Leave out all pictures and return, exactly as written, the lines from the line containing "Write a Python" to the line containing "32, 25, 36]", both ends kept.

::::::::::

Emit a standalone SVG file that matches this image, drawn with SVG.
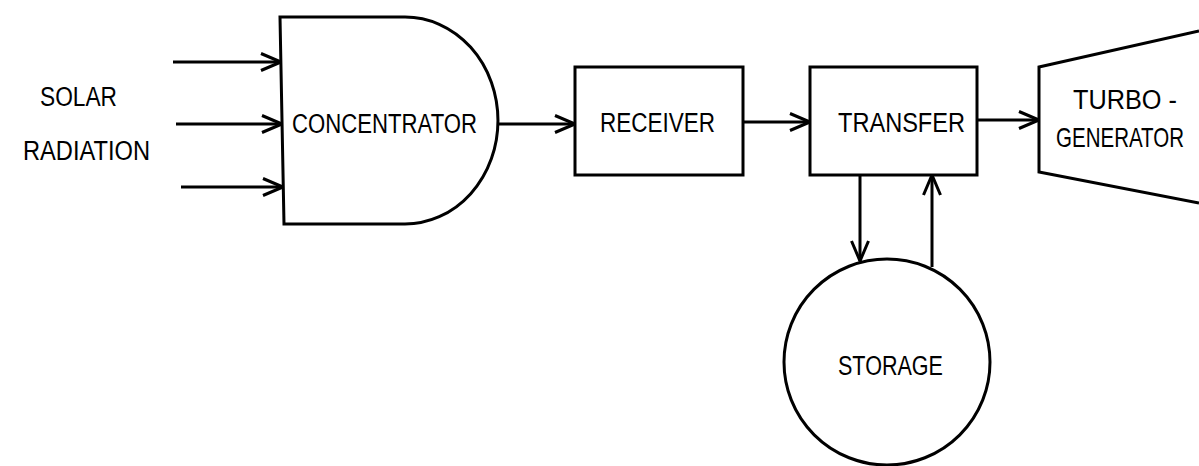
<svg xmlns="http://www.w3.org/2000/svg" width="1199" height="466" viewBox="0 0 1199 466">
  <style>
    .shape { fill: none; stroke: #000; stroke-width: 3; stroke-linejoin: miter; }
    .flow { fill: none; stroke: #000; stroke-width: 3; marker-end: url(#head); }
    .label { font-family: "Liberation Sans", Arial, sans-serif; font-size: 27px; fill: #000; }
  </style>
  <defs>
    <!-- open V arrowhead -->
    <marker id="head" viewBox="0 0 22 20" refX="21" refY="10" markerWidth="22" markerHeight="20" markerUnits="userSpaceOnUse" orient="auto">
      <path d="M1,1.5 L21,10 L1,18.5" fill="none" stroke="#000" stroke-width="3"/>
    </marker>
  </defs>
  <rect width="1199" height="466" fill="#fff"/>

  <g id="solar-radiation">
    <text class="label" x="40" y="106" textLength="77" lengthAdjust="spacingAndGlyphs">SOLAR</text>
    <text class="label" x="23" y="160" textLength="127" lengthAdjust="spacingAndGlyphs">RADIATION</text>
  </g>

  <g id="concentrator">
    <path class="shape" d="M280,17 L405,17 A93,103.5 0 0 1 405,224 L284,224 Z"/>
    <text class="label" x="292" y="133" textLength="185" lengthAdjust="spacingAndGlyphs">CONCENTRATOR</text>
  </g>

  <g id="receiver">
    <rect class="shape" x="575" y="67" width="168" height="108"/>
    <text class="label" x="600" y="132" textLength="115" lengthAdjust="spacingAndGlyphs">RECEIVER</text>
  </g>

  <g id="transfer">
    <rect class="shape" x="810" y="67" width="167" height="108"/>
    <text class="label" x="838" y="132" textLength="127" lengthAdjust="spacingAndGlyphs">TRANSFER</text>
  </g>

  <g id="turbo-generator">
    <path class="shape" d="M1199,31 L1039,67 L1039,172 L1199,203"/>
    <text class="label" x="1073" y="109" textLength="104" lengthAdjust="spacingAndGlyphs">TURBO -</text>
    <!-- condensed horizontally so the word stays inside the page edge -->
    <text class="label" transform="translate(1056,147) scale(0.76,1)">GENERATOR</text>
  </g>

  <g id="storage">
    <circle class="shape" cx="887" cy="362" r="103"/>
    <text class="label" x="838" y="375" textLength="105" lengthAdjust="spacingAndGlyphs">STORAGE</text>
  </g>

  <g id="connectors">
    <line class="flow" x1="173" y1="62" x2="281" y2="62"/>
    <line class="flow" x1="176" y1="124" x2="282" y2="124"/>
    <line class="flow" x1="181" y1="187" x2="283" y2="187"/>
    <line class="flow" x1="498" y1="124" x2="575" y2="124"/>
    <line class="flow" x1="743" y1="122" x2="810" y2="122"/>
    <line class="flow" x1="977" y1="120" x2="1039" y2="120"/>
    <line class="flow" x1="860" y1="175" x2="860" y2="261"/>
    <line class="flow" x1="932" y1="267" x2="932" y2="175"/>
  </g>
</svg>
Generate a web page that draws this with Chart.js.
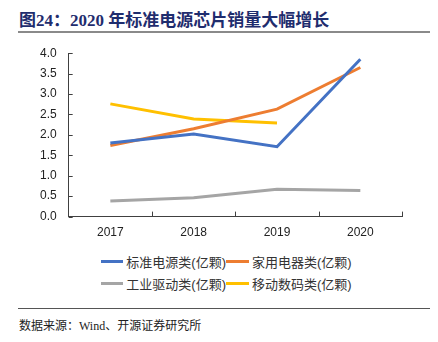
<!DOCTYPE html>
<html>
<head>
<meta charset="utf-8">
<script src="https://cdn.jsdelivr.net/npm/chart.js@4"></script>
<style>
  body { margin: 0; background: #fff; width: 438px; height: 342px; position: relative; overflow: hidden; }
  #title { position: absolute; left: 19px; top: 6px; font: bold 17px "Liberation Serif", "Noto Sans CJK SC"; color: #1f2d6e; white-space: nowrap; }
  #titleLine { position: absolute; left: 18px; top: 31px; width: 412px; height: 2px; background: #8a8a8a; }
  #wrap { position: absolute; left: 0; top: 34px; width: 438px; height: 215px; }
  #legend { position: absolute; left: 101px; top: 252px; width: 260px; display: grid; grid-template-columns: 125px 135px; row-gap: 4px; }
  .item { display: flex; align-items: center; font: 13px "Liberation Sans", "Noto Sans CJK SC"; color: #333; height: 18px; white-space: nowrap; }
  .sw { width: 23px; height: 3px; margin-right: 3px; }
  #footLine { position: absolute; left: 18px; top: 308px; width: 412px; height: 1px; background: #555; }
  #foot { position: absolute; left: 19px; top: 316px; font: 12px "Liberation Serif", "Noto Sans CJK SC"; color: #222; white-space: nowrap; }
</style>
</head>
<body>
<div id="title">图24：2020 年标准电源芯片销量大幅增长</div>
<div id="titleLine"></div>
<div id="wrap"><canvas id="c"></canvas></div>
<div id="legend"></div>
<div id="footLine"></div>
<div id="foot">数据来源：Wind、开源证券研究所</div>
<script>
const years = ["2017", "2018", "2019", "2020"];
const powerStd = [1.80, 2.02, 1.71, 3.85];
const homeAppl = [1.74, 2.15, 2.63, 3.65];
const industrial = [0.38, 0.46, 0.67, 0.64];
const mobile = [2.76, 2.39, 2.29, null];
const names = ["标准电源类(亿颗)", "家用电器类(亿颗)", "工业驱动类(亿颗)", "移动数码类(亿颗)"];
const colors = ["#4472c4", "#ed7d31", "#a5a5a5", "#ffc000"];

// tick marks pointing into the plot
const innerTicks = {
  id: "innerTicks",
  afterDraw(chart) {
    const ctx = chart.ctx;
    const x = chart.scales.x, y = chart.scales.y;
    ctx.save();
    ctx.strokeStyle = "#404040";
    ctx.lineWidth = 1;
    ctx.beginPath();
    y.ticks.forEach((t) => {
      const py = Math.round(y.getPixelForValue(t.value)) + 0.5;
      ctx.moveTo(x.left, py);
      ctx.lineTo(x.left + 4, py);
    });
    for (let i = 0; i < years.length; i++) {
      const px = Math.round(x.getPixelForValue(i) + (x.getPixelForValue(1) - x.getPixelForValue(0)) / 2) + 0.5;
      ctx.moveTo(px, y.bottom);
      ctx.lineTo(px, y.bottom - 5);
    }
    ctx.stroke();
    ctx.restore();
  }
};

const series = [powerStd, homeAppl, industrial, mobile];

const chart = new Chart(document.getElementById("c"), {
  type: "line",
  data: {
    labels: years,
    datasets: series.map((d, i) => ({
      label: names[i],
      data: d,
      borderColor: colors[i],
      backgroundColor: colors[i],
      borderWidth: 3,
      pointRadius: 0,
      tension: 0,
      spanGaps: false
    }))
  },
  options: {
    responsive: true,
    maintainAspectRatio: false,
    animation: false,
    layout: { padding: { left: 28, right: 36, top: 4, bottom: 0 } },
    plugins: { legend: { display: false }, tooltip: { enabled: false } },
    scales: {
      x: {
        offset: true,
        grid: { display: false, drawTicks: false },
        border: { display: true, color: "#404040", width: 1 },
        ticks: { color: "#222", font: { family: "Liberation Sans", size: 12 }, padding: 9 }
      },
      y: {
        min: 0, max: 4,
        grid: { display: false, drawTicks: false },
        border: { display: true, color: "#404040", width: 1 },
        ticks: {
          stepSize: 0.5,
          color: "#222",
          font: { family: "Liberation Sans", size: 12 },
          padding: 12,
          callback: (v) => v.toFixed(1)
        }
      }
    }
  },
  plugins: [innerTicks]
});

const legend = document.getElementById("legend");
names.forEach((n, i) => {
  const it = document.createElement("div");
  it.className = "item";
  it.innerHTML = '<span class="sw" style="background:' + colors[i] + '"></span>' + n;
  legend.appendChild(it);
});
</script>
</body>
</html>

::::::::::

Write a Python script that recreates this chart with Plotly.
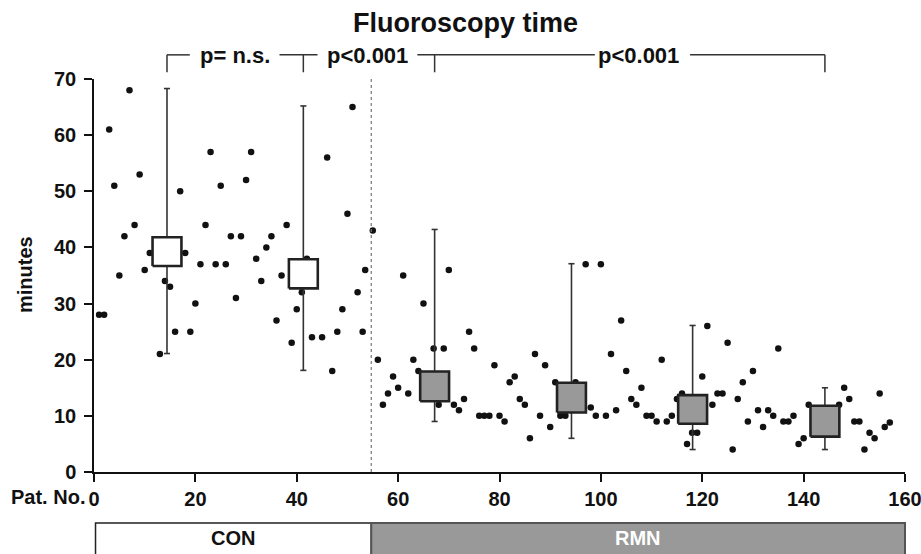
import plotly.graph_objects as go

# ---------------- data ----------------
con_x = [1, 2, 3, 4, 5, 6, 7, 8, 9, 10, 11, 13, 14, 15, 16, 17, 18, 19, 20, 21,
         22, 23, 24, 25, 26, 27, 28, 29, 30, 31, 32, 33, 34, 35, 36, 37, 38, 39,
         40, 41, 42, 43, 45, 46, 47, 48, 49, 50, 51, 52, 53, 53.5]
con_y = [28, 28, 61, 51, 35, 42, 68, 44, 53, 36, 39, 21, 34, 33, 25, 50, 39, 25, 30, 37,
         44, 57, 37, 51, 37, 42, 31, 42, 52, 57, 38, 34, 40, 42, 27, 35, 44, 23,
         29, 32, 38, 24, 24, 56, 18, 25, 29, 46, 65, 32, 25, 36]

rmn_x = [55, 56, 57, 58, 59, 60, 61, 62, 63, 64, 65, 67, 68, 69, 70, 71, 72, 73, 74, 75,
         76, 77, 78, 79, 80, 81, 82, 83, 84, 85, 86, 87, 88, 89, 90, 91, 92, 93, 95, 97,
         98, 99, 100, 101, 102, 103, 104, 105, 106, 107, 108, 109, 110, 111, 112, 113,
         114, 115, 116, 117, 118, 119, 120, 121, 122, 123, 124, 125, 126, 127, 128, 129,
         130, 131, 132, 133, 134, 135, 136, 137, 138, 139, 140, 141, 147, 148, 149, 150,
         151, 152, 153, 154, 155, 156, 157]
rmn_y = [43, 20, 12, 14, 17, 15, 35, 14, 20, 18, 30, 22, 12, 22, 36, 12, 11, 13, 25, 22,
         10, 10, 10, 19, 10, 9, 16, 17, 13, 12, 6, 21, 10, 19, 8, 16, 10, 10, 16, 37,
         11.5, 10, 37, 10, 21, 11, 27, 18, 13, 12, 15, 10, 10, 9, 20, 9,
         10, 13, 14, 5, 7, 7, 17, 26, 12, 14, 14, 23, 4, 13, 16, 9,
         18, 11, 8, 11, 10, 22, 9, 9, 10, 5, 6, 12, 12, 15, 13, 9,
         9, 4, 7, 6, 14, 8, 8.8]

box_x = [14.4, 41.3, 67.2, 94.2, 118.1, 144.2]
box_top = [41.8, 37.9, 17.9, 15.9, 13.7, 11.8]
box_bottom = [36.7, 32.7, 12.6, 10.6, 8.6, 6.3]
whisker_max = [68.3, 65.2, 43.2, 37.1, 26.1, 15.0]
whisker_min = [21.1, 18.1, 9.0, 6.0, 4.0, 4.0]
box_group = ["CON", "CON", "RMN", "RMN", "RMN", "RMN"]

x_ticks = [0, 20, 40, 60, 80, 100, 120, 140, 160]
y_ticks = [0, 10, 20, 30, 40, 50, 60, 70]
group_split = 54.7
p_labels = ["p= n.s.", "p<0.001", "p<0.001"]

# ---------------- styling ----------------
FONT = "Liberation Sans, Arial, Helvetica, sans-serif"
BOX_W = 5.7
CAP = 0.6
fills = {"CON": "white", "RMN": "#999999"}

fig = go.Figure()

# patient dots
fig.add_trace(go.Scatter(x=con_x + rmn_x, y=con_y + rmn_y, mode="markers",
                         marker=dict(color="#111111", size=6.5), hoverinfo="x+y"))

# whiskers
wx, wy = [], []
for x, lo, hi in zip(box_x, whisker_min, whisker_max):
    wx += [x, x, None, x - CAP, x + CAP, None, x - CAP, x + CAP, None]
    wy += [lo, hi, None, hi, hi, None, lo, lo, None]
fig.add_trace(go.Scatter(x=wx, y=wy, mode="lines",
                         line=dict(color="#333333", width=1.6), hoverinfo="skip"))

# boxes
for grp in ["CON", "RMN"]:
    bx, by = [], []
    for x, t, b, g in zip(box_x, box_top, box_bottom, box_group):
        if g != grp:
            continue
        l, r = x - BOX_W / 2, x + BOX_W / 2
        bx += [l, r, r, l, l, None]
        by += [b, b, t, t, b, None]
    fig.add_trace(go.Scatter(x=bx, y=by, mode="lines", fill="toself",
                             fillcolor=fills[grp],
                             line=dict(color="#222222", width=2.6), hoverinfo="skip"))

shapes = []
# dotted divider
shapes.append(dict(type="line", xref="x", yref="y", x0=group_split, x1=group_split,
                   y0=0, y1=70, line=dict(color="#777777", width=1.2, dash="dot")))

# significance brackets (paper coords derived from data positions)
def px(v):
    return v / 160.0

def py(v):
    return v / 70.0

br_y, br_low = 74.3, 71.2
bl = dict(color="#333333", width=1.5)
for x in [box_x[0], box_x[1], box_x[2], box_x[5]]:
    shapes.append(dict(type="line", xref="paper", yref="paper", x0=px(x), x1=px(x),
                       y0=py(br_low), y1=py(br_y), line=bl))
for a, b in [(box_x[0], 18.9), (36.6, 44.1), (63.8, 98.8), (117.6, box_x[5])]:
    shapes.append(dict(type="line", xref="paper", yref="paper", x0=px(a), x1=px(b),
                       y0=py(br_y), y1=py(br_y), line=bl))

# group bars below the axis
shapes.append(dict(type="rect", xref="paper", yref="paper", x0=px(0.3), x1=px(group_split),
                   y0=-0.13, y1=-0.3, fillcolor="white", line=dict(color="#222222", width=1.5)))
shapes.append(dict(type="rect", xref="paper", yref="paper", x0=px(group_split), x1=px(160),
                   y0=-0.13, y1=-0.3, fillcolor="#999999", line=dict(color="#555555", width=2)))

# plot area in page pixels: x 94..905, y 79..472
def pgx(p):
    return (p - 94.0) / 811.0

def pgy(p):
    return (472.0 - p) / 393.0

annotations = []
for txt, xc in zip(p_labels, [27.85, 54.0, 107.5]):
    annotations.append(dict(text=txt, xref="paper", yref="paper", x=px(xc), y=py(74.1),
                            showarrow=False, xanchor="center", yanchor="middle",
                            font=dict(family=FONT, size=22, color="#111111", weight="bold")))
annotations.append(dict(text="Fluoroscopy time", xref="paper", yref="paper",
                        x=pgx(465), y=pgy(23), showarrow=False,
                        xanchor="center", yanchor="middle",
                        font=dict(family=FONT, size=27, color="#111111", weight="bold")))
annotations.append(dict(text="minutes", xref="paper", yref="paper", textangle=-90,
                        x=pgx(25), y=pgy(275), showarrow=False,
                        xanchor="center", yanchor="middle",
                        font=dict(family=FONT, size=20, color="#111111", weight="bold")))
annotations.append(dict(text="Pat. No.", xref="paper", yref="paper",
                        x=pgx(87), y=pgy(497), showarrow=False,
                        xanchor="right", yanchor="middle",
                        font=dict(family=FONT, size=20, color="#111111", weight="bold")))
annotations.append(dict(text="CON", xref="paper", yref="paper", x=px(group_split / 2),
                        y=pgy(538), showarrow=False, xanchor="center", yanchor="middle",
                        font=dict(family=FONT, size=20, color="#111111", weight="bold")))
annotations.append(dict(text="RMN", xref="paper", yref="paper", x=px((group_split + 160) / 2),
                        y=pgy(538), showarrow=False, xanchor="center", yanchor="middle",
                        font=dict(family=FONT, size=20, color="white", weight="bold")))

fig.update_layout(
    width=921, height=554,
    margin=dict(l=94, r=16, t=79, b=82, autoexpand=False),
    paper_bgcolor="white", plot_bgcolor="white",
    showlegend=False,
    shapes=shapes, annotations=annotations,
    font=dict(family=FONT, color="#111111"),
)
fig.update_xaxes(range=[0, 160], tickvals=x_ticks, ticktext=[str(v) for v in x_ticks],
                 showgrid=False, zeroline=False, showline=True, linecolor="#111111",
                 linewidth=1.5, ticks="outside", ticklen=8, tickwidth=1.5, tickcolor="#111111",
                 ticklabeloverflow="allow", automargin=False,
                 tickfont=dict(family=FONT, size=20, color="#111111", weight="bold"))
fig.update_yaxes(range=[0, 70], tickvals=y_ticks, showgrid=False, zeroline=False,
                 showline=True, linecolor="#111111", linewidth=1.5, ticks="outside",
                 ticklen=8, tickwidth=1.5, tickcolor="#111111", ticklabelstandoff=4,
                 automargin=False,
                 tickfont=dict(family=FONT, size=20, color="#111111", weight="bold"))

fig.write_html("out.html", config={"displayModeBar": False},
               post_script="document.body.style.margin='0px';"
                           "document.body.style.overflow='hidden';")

::::::::::

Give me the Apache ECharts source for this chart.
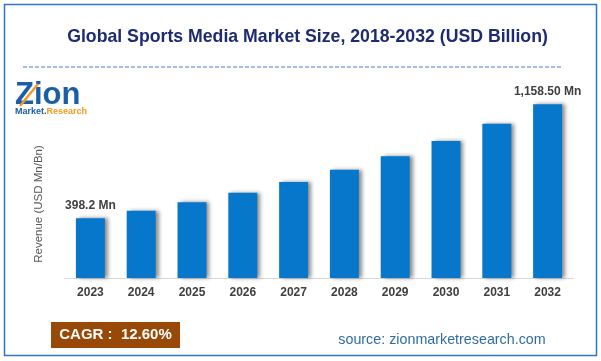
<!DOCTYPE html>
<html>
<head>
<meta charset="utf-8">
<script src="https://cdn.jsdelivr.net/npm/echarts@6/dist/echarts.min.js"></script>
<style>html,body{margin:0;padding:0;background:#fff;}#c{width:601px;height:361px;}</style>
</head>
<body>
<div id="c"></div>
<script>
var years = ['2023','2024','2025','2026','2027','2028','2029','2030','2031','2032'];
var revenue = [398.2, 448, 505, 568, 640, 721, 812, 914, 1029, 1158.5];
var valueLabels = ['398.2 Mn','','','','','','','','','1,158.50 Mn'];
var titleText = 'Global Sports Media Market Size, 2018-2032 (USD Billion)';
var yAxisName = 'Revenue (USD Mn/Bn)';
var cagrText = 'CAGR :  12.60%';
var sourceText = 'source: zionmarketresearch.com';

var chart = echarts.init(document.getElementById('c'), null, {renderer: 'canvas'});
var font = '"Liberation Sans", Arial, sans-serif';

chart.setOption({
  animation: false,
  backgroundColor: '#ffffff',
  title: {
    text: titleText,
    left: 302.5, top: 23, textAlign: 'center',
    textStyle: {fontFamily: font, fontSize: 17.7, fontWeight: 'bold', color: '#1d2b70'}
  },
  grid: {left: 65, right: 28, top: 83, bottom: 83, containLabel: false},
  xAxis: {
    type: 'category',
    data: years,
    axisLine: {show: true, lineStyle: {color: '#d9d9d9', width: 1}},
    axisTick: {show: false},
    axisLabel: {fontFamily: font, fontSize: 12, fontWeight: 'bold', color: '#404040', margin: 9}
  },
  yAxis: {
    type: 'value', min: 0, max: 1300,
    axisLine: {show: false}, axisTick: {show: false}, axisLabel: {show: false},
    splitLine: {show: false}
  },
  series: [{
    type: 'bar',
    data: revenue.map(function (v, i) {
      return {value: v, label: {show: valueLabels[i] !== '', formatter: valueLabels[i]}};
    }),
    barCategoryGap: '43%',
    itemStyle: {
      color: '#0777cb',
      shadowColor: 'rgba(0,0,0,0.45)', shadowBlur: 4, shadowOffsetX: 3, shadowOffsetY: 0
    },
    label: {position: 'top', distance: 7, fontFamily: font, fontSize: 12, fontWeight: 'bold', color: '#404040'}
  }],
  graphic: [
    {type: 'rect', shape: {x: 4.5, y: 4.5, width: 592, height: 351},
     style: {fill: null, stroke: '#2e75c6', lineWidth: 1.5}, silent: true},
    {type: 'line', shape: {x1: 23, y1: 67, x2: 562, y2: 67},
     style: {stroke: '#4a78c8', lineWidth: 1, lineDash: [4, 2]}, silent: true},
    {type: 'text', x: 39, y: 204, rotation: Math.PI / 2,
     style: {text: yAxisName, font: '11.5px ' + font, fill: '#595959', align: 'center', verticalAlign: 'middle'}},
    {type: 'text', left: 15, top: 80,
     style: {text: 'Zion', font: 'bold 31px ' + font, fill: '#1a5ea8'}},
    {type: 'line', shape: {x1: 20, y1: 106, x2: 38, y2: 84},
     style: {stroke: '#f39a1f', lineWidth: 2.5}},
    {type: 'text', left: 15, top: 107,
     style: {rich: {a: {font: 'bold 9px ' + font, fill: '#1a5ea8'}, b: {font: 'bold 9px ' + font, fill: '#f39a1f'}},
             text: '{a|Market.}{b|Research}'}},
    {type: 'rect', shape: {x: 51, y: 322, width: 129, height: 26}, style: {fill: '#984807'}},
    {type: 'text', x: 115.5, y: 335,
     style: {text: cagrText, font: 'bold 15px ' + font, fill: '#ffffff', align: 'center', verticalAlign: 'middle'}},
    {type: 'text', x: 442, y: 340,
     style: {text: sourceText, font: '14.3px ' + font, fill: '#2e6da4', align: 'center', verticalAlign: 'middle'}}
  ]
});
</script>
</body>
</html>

::::::::::

## Complete answer
Write a Python script that recreates this chart with Plotly.
import plotly.graph_objects as go

# ---------------- data ----------------
con_x = [1, 2, 3, 4, 5, 6, 7, 8, 9, 10, 11, 13, 14, 15, 16, 17, 18, 19, 20, 21,
         22, 23, 24, 25, 26, 27, 28, 29, 30, 31, 32, 33, 34, 35, 36, 37, 38, 39,
         40, 41, 42, 43, 45, 46, 47, 48, 49, 50, 51, 52, 53, 53.5]
con_y = [28, 28, 61, 51, 35, 42, 68, 44, 53, 36, 39, 21, 34, 33, 25, 50, 39, 25, 30, 37,
         44, 57, 37, 51, 37, 42, 31, 42, 52, 57, 38, 34, 40, 42, 27, 35, 44, 23,
         29, 32, 38, 24, 24, 56, 18, 25, 29, 46, 65, 32, 25, 36]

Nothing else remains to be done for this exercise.